Madeleine Zoe Damermen
マドレーヌ・ゾー・ダマーマンは輸送の任務を負って
1944年2月28日の夜フランスにパラシュート降下しましたが、
着陸した瞬間にゲシュタポによって逮捕されました。
この写真に見られる地面の石碑は、ダッハウの焼却棟の裏で、
4人の英国SOEエージェントの処刑場所を示しています。
彼女らが後ろから首を撃たれた後、血が流れたことを表すために
設計された「血の溝」(Blood Dich)があります。
1944年7月6日には同様の4人の女性SOEエージェントが処刑されました。
ヴェラ・レイ(Vera Leigh)ディアナ・ローデン(Diana Rowden)

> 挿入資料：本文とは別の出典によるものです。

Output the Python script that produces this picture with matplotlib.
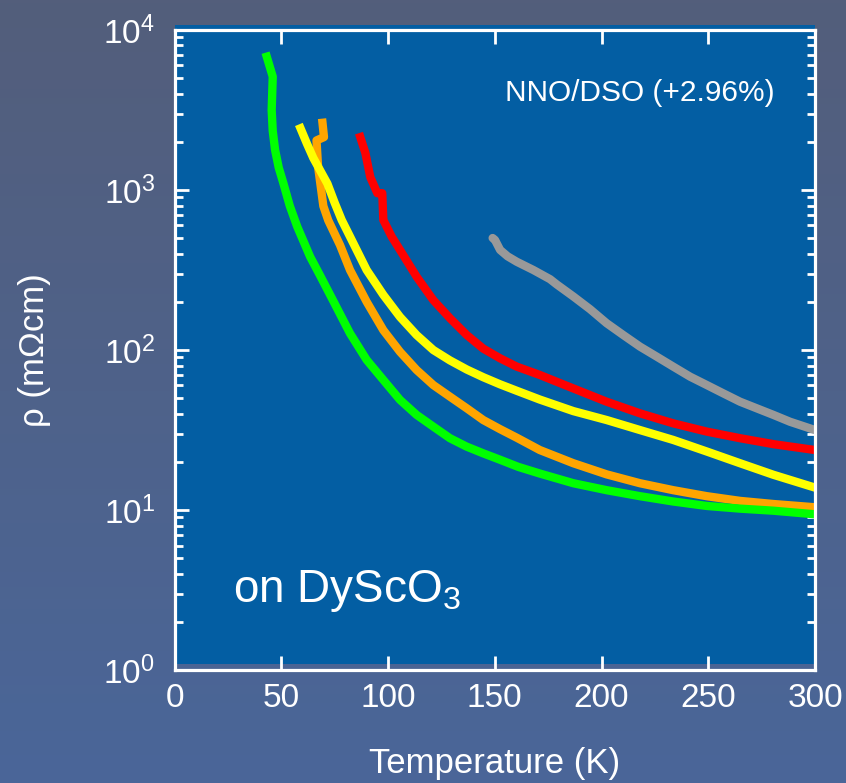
import numpy as np
import matplotlib
matplotlib.use("Agg")
import matplotlib.pyplot as plt
from matplotlib.patches import Rectangle
from matplotlib.ticker import LogLocator, NullFormatter

plt.rcParams["font.family"] = ["Liberation Sans", "DejaVu Sans"]
plt.rcParams["mathtext.fontset"] = "custom"
plt.rcParams["mathtext.rm"] = "Liberation Sans"
plt.rcParams["mathtext.it"] = "Liberation Sans:italic"
plt.rcParams["mathtext.bf"] = "Liberation Sans:bold"

# resistivity curves (T in K, rho in mOhm cm)
t_green = [43.2, 46.0, 45.5, 46.0, 47.1, 48.8, 51.0, 54.0, 57.5, 63.5, 68.0, 74.4,
           82.2, 90.0, 97.8, 105.6, 113.4, 121.2, 129.0, 136.8, 144.6, 152.5, 161.0,
           171.1, 186.8, 202.4, 218.0, 233.6, 249.3, 264.9, 280.5, 300.0]
rho_green = [6810, 5110, 3160, 2340, 1780, 1380, 1100, 794, 589, 383, 295, 202,
             127, 86.7, 65.0, 48.8, 39.3, 33.2, 28.1, 24.9, 22.6, 20.6, 18.6,
             16.9, 14.7, 13.3, 12.2, 11.3, 10.6, 10.2, 9.9, 9.4]

t_orange = [69.3, 70.0, 66.5, 67.2, 68.3, 69.7, 72.0, 77.5, 82.2, 90.0, 97.8, 105.6,
            113.4, 121.2, 129.0, 136.9, 144.6, 152.5, 160.3, 171.1, 186.8, 202.4,
            218.0, 233.6, 249.3, 264.9, 280.5, 300.0]
rho_orange = [2630, 2140, 2040, 1410, 1096, 794, 646, 453, 316, 200, 133, 97.5,
              75.0, 60.4, 51.1, 43.2, 36.5, 32.0, 28.3, 23.7, 19.6, 16.7,
              14.7, 13.3, 12.2, 11.4, 10.9, 10.4]

t_yellow = [59.0, 62.0, 65.0, 68.3, 71.6, 75.0, 78.3, 82.2, 90.0, 97.8, 105.6, 113.4,
            121.2, 129.0, 136.9, 144.6, 152.5, 160.3, 171.1, 186.8, 202.4, 218.0,
            233.6, 249.3, 264.9, 280.5, 300.0]
rho_yellow = [2430, 1950, 1585, 1318, 1096, 832, 649, 511, 316, 221, 161, 124,
              100, 86.1, 75.5, 67.6, 61.0, 55.6, 49.0, 41.5, 36.5, 31.6,
              27.4, 23.2, 19.6, 16.6, 13.8]

t_red = [87.0, 89.4, 91.7, 95.0, 97.3, 97.8, 101.7, 105.6, 113.4, 121.2, 129.0, 136.9,
         144.6, 152.5, 160.3, 171.1, 186.8, 202.4, 218.0, 233.6, 249.3, 264.9,
         280.5, 300.0]
rho_red = [2140, 1700, 1202, 955, 955, 649, 511, 422, 287, 205, 158, 124,
           102, 88.7, 78.7, 69.8, 57.5, 47.5, 40.2, 34.8, 30.9, 28.1,
           25.8, 23.7]

t_gray = [149.0, 150.1, 152.5, 156.0, 160.3, 168.1, 175.9, 179.0, 186.8, 194.6, 202.4,
          210.2, 218.0, 225.9, 233.6, 241.5, 249.3, 257.0, 264.9, 272.7, 280.5, 288.3,
          300.0]
rho_gray = [501, 487, 422, 385, 356, 316, 277, 257, 216, 180, 147,
            124, 105, 90.8, 78.7, 68.1, 60.4, 53.6, 47.5, 43.2, 39.3, 35.6,
            31.6]

x_ticks = [0, 50, 100, 150, 200, 250, 300]

fig = plt.figure(figsize=(8.46, 7.83), dpi=100)

# background gradient
bg = fig.add_axes([0, 0, 1, 1], zorder=-10)
top = np.array([0x53, 0x5e, 0x7b]) / 255
bot = np.array([0x4a, 0x66, 0x99]) / 255
grad = np.linspace(0, 1, 256)[:, None, None]
img = top * (1 - grad) + bot * grad
bg.imshow(np.repeat(img, 2, axis=1), aspect="auto", extent=[0, 1, 0, 1])
bg.axis("off")

ax = fig.add_axes([0.2063, 0.1443, 0.7571, 0.8174])
ax.patch.set_visible(False)
ax.add_patch(Rectangle((0, 0.009), 1, 0.999, transform=ax.transAxes,
                       facecolor="#035ea3", edgecolor="none", zorder=0, clip_on=False))

lw = 6
style = dict(lw=lw, solid_joinstyle="round")
ax.plot(t_orange, rho_orange, color="#ffa500", zorder=2, **style)
ax.plot(t_yellow, rho_yellow, color="#ffff00", zorder=3, **style)
ax.plot(t_green, rho_green, color="#00ff00", zorder=4, **style)
ax.plot(t_red, rho_red, color="#ff0000", zorder=4, **style)
ax.plot(t_gray, rho_gray, color="#999999", zorder=4, solid_capstyle="round", **style)

ax.set_yscale("log")
ax.set_xlim(0, 300)
ax.set_ylim(1, 1e4)
ax.set_xticks(x_ticks)
ax.yaxis.set_minor_locator(LogLocator(base=10, subs=np.arange(2, 10)))
ax.yaxis.set_minor_formatter(NullFormatter())

for s in ax.spines.values():
    s.set_color("white")
    s.set_linewidth(2.3)
    s.set_zorder(6)

ax.tick_params(which="both", direction="in", top=True, right=True, colors="white")
ax.tick_params(which="major", length=10, width=2)
ax.tick_params(which="minor", length=6, width=2)
ax.tick_params(axis="x", labelsize=24, pad=9)
ax.tick_params(axis="y", labelsize=24, pad=14)

ax.set_xlabel("Temperature (K)", color="white", fontsize=25, labelpad=24)
ax.set_ylabel("ρ (mΩcm)", color="white", fontsize=25, labelpad=38)

ax.text(0.9375, 0.902, "NNO/DSO (+2.96%)", transform=ax.transAxes, color="white",
        fontsize=21.5, ha="right", va="center")
ax.text(0.091, 0.106, "on DyScO$_3$", transform=ax.transAxes, color="white",
        fontsize=33, ha="left", va="baseline")

fig.savefig("out.png", dpi=100)
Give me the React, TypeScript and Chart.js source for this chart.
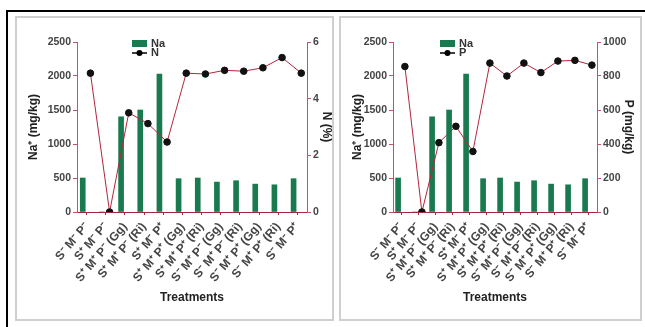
import React, { useEffect, useRef } from "react";
import { Chart, registerables } from "chart.js";

Chart.register(...registerables);

const treatments = [
  "S⁻ M⁻ P⁻",
  "S⁺ M⁻ P⁻",
  "S⁺ M⁺ P⁻ (Gg)",
  "S⁺ M⁺ P⁻ (Ri)",
  "S⁺ M⁻ P⁺",
  "S⁺ M⁺ P⁺ (Gg)",
  "S⁺ M⁺ P⁺ (Ri)",
  "S⁻ M⁺ P⁻ (Gg)",
  "S⁻ M⁺ P⁻ (Ri)",
  "S⁻ M⁺ P⁺ (Gg)",
  "S⁻ M⁺ P⁺ (Ri)",
  "S⁻ M⁻ P⁺",
];

const naValues = [500, 0, 1400, 1500, 2030, 490, 500, 440, 460, 410, 400, 490];
const nValues = [4.9, 0, 3.5, 3.12, 2.47, 4.9, 4.87, 5.0, 4.97, 5.09, 5.45, 4.9];
const pValues = [856, 0, 408, 504, 356, 876, 800, 876, 820, 888, 892, 864];

const naTicks = [0, 500, 1000, 1500, 2000, 2500];
const nTicks = [0, 2, 4, 6];
const pTicks = [0, 200, 400, 600, 800, 1000];

const FONT = "'Liberation Sans', Arial, sans-serif";
const AXIS = "#c9505f";
const XAXIS = "#9e2b3a";
const LINE = "#b3263d";
const BAR = "#1a7a4f";
const TICKC = "#444";

type PanelProps = {
  left: number;
  width: number;
  rightValues: number[];
  rightTicks: number[];
  rightLabel: string;
  legendLabel: string;
  yWidth: number;
  y2Width: number;
  legendX: number;
  y2TitlePad: number;
};

function Panel(p: PanelProps) {
  const ref = useRef<HTMLCanvasElement>(null);
  useEffect(() => {
    if (!ref.current) return;
    const shiftPlugin = {
      id: "pairShift",
      afterDatasetsUpdate(chart: any) {
        const xs = chart.scales.x;
        const dx = (xs.getPixelForValue(1) - xs.getPixelForValue(0)) * 0.2;
        chart.getDatasetMeta(0).data.forEach((el: any) => { el.x -= dx; });
        chart.getDatasetMeta(1).data.forEach((el: any) => { el.x += dx; });
      },
    };
    const legendPlugin = {
      id: "customLegend",
      afterDraw(chart: any) {
        const ctx = chart.ctx;
        const a = chart.chartArea;
        const x = a.left + p.legendX;
        const y = a.top - 2;
        ctx.save();
        ctx.fillStyle = BAR;
        ctx.fillRect(x, y, 15, 7);
        ctx.strokeStyle = "#000";
        ctx.lineWidth = 1.5;
        ctx.beginPath();
        ctx.moveTo(x, y + 13);
        ctx.lineTo(x + 15, y + 13);
        ctx.stroke();
        ctx.fillStyle = "#000";
        ctx.beginPath();
        ctx.arc(x + 7.5, y + 13, 3, 0, Math.PI * 2);
        ctx.fill();
        ctx.fillStyle = "#333";
        ctx.font = `bold 11px ${FONT}`;
        ctx.textBaseline = "middle";
        ctx.fillText("Na", x + 19, y + 3.5);
        ctx.fillText(p.legendLabel, x + 19, y + 13);
        ctx.restore();
      },
    };
    const tickFont = { family: FONT, size: 10.5, weight: "bold" as const };
    const xTickFont = { family: FONT, size: 12, weight: "bold" as const };
    const titleFont = { family: FONT, size: 12, weight: "bold" as const };
    const yMax = naTicks[naTicks.length - 1];
    const y2Max = p.rightTicks[p.rightTicks.length - 1];
    const chart = new Chart(ref.current, {
      type: "bar",
      data: {
        labels: treatments,
        datasets: [
          {
            type: "bar",
            label: "Na",
            data: naValues,
            backgroundColor: BAR,
            barThickness: 5,
            yAxisID: "y",
            order: 2,
          } as any,
          {
            type: "line",
            label: p.legendLabel,
            data: p.rightValues,
            borderColor: LINE,
            borderWidth: 1,
            pointBackgroundColor: "#111",
            pointBorderColor: "#111",
            pointRadius: 3.3,
            yAxisID: "y2",
            order: 1,
          } as any,
        ],
      },
      options: {
        animation: false,
        responsive: false,
        maintainAspectRatio: false,
        layout: { padding: { top: 24, left: 0, right: 0, bottom: 0 } },
        plugins: { legend: { display: false }, tooltip: { enabled: false } },
        scales: {
          x: {
            type: "category",
            offset: true,
            grid: { drawOnChartArea: false, drawTicks: true, tickLength: 3, color: XAXIS, offset: false },
            border: { color: XAXIS, width: 1 },
            ticks: { autoSkip: false, minRotation: 50, maxRotation: 50, font: xTickFont, color: TICKC, padding: 5 },
            title: { display: true, text: "Treatments", font: titleFont, color: "#222", padding: { top: 0, bottom: 14 } },
            afterFit: (s: any) => { s.height = 107; },
          },
          y: {
            position: "left",
            min: 0,
            max: yMax,
            afterBuildTicks: (s: any) => { s.ticks = naTicks.map((v) => ({ value: v })); },
            grid: { drawOnChartArea: false, drawTicks: true, tickLength: 4, color: AXIS },
            border: { color: AXIS, width: 1 },
            ticks: { font: tickFont, color: TICKC, padding: 2, callback: (v: any) => String(v) },
            title: { display: true, text: "Na⁺ (mg/kg)", font: titleFont, color: "#222", padding: { top: 9, bottom: 0 } },
            afterFit: (s: any) => { s.width = p.yWidth; },
          },
          y2: {
            position: "right",
            min: 0,
            max: y2Max,
            afterBuildTicks: (s: any) => { s.ticks = p.rightTicks.map((v) => ({ value: v })); },
            grid: { drawOnChartArea: false, drawTicks: true, tickLength: 4, color: AXIS },
            border: { color: AXIS, width: 1 },
            ticks: { font: tickFont, color: TICKC, padding: 2, callback: (v: any) => String(v) },
            title: {
              display: true,
              text: p.rightLabel,
              font: { ...titleFont, lineHeight: 1 },
              color: "#222",
              padding: { top: p.y2TitlePad, bottom: 0 },
            },
            afterFit: (s: any) => { s.width = p.y2Width; },
          },
        },
      } as any,
      plugins: [shiftPlugin, legendPlugin],
    });
    return () => chart.destroy();
  }, []);
  return (
    <div
      style={{
        position: "absolute",
        left: p.left,
        top: 16,
        width: p.width,
        height: 305,
        boxSizing: "border-box",
        border: "2px solid #cfcfcf",
        background: "#fff",
      }}
    >
      <canvas ref={ref} width={p.width - 4} height={301} style={{ display: "block" }} />
    </div>
  );
}

export default function App() {
  useEffect(() => {
    document.body.style.margin = "0";
  }, []);
  return (
    <div style={{ position: "relative", width: 645, height: 327, background: "#fff", overflow: "hidden" }}>
      <div style={{ position: "absolute", left: 6, top: 10, width: 639, height: 2, background: "#000" }} />
      <div style={{ position: "absolute", left: 6, top: 10, width: 2, height: 317, background: "#000" }} />
      <Panel
        left={15}
        width={319}
        rightValues={nValues}
        rightTicks={nTicks}
        rightLabel="N (%)"
        legendLabel="N"
        yWidth={60}
        y2Width={25}
        legendX={55}
        y2TitlePad={0}
      />
      <Panel
        left={339}
        width={303}
        rightValues={pValues}
        rightTicks={pTicks}
        rightLabel="P (mg/kg)"
        legendLabel="P"
        yWidth={52}
        y2Width={43}
        legendX={47}
        y2TitlePad={6}
      />
    </div>
  );
}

アンドレ・ボレ(AndréeBorrel)ソニア・オルスチャンスキー(Sonia Olschanezky)
の4名は致死注射で殺害され、焼却炉で焼かれました。
ボレルは刑執行の際抵抗し、死刑執行人の顔に生涯残る傷を負わせたため、
その報復として生きたまま焼かれたという噂も残されています。
Maria Krystyna Janina Skarbek
別名:Christine Granville
抵抗運動が盛んだったポーランドに送り込まれたポーランド人エージェント、
クリスティン・グランヴィル、本名マリア・クリスティナ・スカーベク。
フレミングの「007シリーズ」、「カジノロワイヤル」における
ヴェスパー・リンド、「ロシアから愛を込めて」のタチアナ・ロマノワの
モデルになったといわれる伝説の女性エージェントです。
彼女は大戦中ゲシュタポに捕まることはありませんでしたが、
その奔放な男性関係と自由を愛する激しさ、エキセントリックさが
あだになったとでもいうのか、1952年、求婚者に刺殺され生涯を終えました。
Nancy Wake
ニュージーランド生まれのSOEエージェント、ナンシー・ウェイクは
ある意味、最も「実力のあったスパイ」だったかもしれません。
フランスレジスタンス組織のリーダー的な人物で、
連合国から最も勲章を授与された婦人軍人の1人でもありました。
レジスタンスの「運び屋」としても優秀で、1943年まで、
ドイツ秘密国家警察ゲシュタポの最重要指名手配者となっており、
その首には5百万フランの賞金がかけられていたといいます。
2003年に98歳で亡くなった後、彼女の遺灰は遺言により
エージェント時代に滞在していた場所に撒かれました。
SOEの女性の名前は、大戦後まで公に知られていませんでした。
1948年、ダッハウで処刑になった四人のうち、イヤナット・カーンを除く
3名の名前だけがセントポール教会の戦死した52人の女性の碑に書かれ、
そのとき初めて明らかにされることになります。
イナヤット・カーンの名前は、1949年に
ジョージクロス勲章を受賞するまで公には知られていませんでした。
英国は何年もの間、SOEの存在そのものを秘密にしてきました。
1946年までに、SOEは閉鎖され、すべてのファイルは封印されました。
しかも、同年に起きた不思議な火災により、書類の多くが消失し、
生き残ったエージェントも、彼らの戦時中の経験について
決して話さないように指示されていたのです。
SOEの文書は、1998年まで、一般に公開されませんでした。
書類が公開されるようになったのは2003〜2006年の間です。
ダッハウでの4人の女性エージェントの処刑に関する事実は
2003年にようやく一般に公開され、それ以来、イギリス政府は
これらのエージェント、特にヌーア・イナヤット・カーンを
第二次大戦中の最大の英雄にするために広報を行っています。
それにしても不思議なのは、ダッハウには男性のSOEエージェントもいたのに、
処刑にならなかったどころか、彼らは工場や農場で働く必要もなく、
代わりにキャンプ内で簡単な仕事を与えられていたことです。
たとえば戦後ヴォーグ誌のイラストレーターになった
エージェント出身のブライアン・ストーンハウスは、
当初こそ拷問をうけたものの、その後4年半もの間絵を描きながら
穏やかな収監生活を送っていました。
収監中の自画像
彼は前述のヴェラ・リーら4名を収容所で目撃しており、
戦後の裁判で証言を行っています。
女性の処刑については、ヒトラーから直接カルテンブルンナー、
あるいはヒムラーへと直下で実行命令が下されていたという説があります。
そういう事情からか、囚人の死刑が公にされていたダッハウでも
戦争捕虜、秘密諜報員、レジスタンスのメンバー、
著名な囚人の死刑はすべて厳格に秘匿されていました。
そのうえ、ダッハウの4名は非ユダヤ人女性だったこともあって、
執行者たちはその事実を(特にドイツの敗戦が確定した後は)
隠し、証拠も残さないようにしたのでしょう。
イギリス本国側だけでなく、ドイツ側にも彼女らに関する資料が
残されていないのはそのためです。